Luke-Kelly’s practice encompasses drawing, painting, and stop-motion animation, using image-making as a way to examine systems of power, collapse, and the unstable fictions that underpin human attempts at control. Operating on the narrow threshold between play and horror, her work stages scenes in which optimism curdles into catastrophe, and the promises of security, progress, and rational order reveal themselves as fragile constructions. Across these mediums, she explores the unintended consequences and surprising outcomes of bad planning and the often-comic absurdity of human ambition.

Drawing on modernist principles, Warburgian repetition, and a broad art historical vocabulary, Luke-Kelly constructs visual worlds where narrative, cultural inheritance, and symbolic meaning are constantly in flux. Her works are populated by figures that shift from classical to cartoonish, and by animals that mutate into one another or adopt animatronic form, collapsing distinctions between the familiar and the uncanny. These unstable entities suggest a reality in which ontology itself is unsettled: identities slip, hierarchies dissolve, and the boundaries between categories refuse to hold.

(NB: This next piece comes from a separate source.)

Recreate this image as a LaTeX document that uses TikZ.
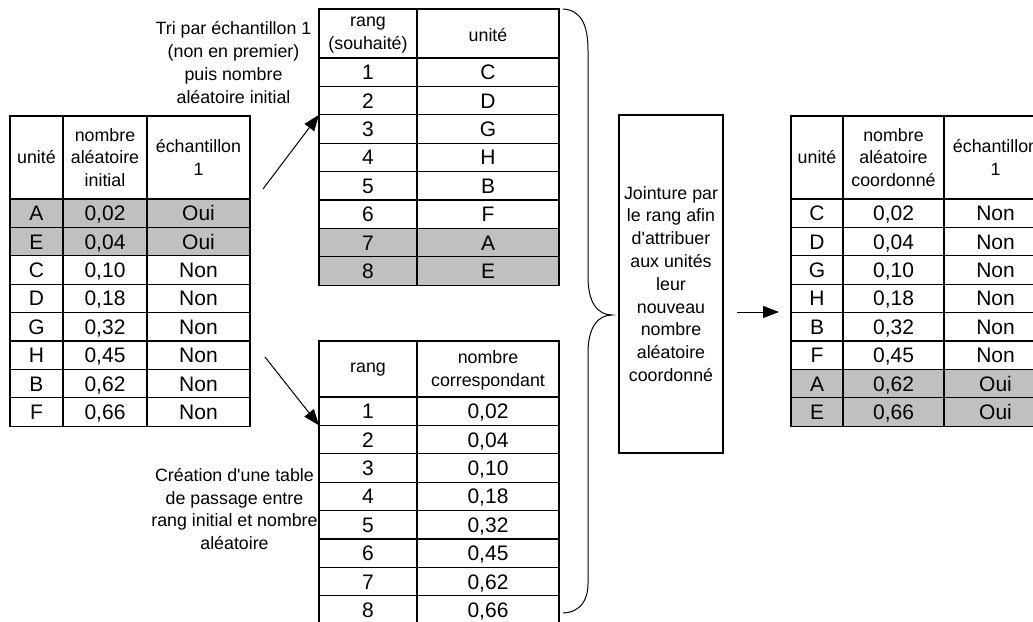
\documentclass[tikz,border=0pt]{standalone}
\usepackage{fontspec}
\setmainfont{Liberation Sans}
\usetikzlibrary{arrows.meta}
\definecolor{cellgray}{RGB}{192,192,192}
\begin{document}
\begin{tikzpicture}[x=1pt,y=-1pt,
  grid/.style={line width=1.3pt},
  shade/.style={fill=cellgray},
  cell/.style={font=\fontsize{21}{24}\selectfont, inner sep=0pt, text height=15pt, text depth=0pt, anchor=center},
  head/.style={font=\fontsize{17.8}{22.8}\selectfont, align=center, inner sep=0pt},
  note/.style={font=\fontsize{17.8}{22.8}\selectfont, align=center, inner sep=0pt},
  arr/.style={line width=1pt, -{Triangle[length=16pt,width=12pt]}},
  bracestyle/.style={line width=1pt}
]
\useasboundingbox (0,0) rectangle (1033,621);

% ---------- left table ----------
\fill[shade] (10,199) rectangle (250,255.8);
\foreach \x in {63,147} \draw[grid] (\x,116) -- (\x,426.2);
\draw[grid] (10,199) -- (250,199);
\foreach \k in {1,...,7} \draw[grid] (10,{199+\k*28.4}) -- (250,{199+\k*28.4});
\draw[grid] (10,116) rectangle (250,426.2);
\node[head] (L-h1) at (36.5,157.5) {unité};
\node[head] (L-h2) at (105,157.5) {nombre\\aléatoire\\initial};
\node[head] (L-h3) at (198.5,157.5) {échantillon\\1};
\foreach \u/\n/\e [count=\i] in {A/0{,}02/Oui,E/0{,}04/Oui,C/0{,}10/Non,D/0{,}18/Non,G/0{,}32/Non,H/0{,}45/Non,B/0{,}62/Non,F/0{,}66/Non}{
  \node[cell] (L-\i-1) at (36.5,{199+(\i-0.5)*28.4}) {\u};
  \node[cell] (L-\i-2) at (105,{199+(\i-0.5)*28.4}) {\n};
  \node[cell] (L-\i-3) at (198.5,{199+(\i-0.5)*28.4}) {\e};
}

% ---------- top middle table ----------
\fill[shade] (319,228.4) rectangle (559,285.2);
\draw[grid] (417,9) -- (417,285.2);
\draw[grid] (319,58) -- (559,58);
\foreach \k in {1,...,7} \draw[grid] (319,{58+\k*28.4}) -- (559,{58+\k*28.4});
\draw[grid] (319,9) rectangle (559,285.2);
\node[head] (T-h1) at (368,35) {rang\\(souhaité)};
\node[head] (T-h2) at (488,35) {unité};
\foreach \u [count=\i] in {C,D,G,H,B,F,A,E}{
  \node[cell] (T-\i-1) at (368,{58+(\i-0.5)*28.4}) {\i};
  \node[cell] (T-\i-2) at (488,{58+(\i-0.5)*28.4}) {\u};
}
\coordinate (T-in) at (319,114.8);

% ---------- bottom middle table ----------
\draw[grid] (417,341) -- (417,624.2);
\draw[grid] (319,397) -- (559,397);
\foreach \k in {1,...,7} \draw[grid] (319,{397+\k*28.4}) -- (559,{397+\k*28.4});
\draw[grid] (319,341) rectangle (559,624.2);
\node[head] (B-h1) at (368,370) {rang};
\node[head] (B-h2) at (488,370) {nombre\\correspondant};
\foreach \n [count=\i] in {0{,}02,0{,}04,0{,}10,0{,}18,0{,}32,0{,}45,0{,}62,0{,}66}{
  \node[cell] (B-\i-1) at (368,{397+(\i-0.5)*28.4}) {\i};
  \node[cell] (B-\i-2) at (488,{397+(\i-0.5)*28.4}) {\n};
}
\coordinate (B-in) at (319,425.4);

% ---------- notes and arrows ----------
\node[note] (tri) at (233.5,62.5) {Tri par échantillon 1\\(non en premier)\\puis nombre\\aléatoire initial};
\node[note] (crea) at (234.5,509) {Création d\textquotesingle une table\\de passage entre\\rang initial et nombre\\aléatoire};
\coordinate (a1) at (263,189);
\coordinate (a2) at (265,357);
\draw[arr] (a1) -- (T-in);
\draw[arr] (a2) -- (B-in);

% ---------- brace ----------
\draw[bracestyle] (563,9) .. controls (581,10) and (588,25) .. (588,50)
  -- (588,277) .. controls (588,303) and (598,315) .. (612,315)
  .. controls (598,315) and (588,327) .. (588,353)
  -- (588,583) .. controls (588,600) and (581,612) .. (563,613);

% ---------- join box ----------
\node[note, draw, line width=1.3pt, minimum width=104pt, minimum height=338pt] (join) at (671,284)
  {Jointure par\\le rang afin\\d\textquotesingle attribuer\\aux unités\\leur\\nouveau\\nombre\\aléatoire\\coordonné};
\coordinate (r1) at (737,312);
\coordinate (R-in) at (779,312);
\draw[arr] (r1) -- (R-in);

% ---------- right table ----------
\fill[shade] (791,369.4) rectangle (1047,426.2);
\foreach \x in {843,944} \draw[grid] (\x,116) -- (\x,426.2);
\draw[grid] (791,199) -- (1047,199);
\foreach \k in {1,...,7} \draw[grid] (791,{199+\k*28.4}) -- (1047,{199+\k*28.4});
\draw[grid] (791,116) rectangle (1047,426.2);
\node[head] (R-h1) at (817,157.5) {unité};
\node[head] (R-h2) at (893.5,157.5) {nombre\\aléatoire\\coordonné};
\node[head] (R-h3) at (995.5,157.5) {échantillon\\1};
\foreach \u/\n/\e [count=\i] in {C/0{,}02/Non,D/0{,}04/Non,G/0{,}10/Non,H/0{,}18/Non,B/0{,}32/Non,F/0{,}45/Non,A/0{,}62/Oui,E/0{,}66/Oui}{
  \node[cell] (R-\i-1) at (817,{199+(\i-0.5)*28.4}) {\u};
  \node[cell] (R-\i-2) at (893.5,{199+(\i-0.5)*28.4}) {\n};
  \node[cell] (R-\i-3) at (995.5,{199+(\i-0.5)*28.4}) {\e};
}
\end{tikzpicture}
\end{document}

Central to the practice is an interest in what emerges when systems fail — when strategy unravels, control falters, and the hidden absurdities of social and political structures come into view. The works often inhabit moments of suspended consequence, where collapse is imminent but not yet complete, and where humour and dread coexist in uneasy balance. In this space, power appears not as fixed authority but as something theatrical, contingent, and perpetually at risk of undoing itself.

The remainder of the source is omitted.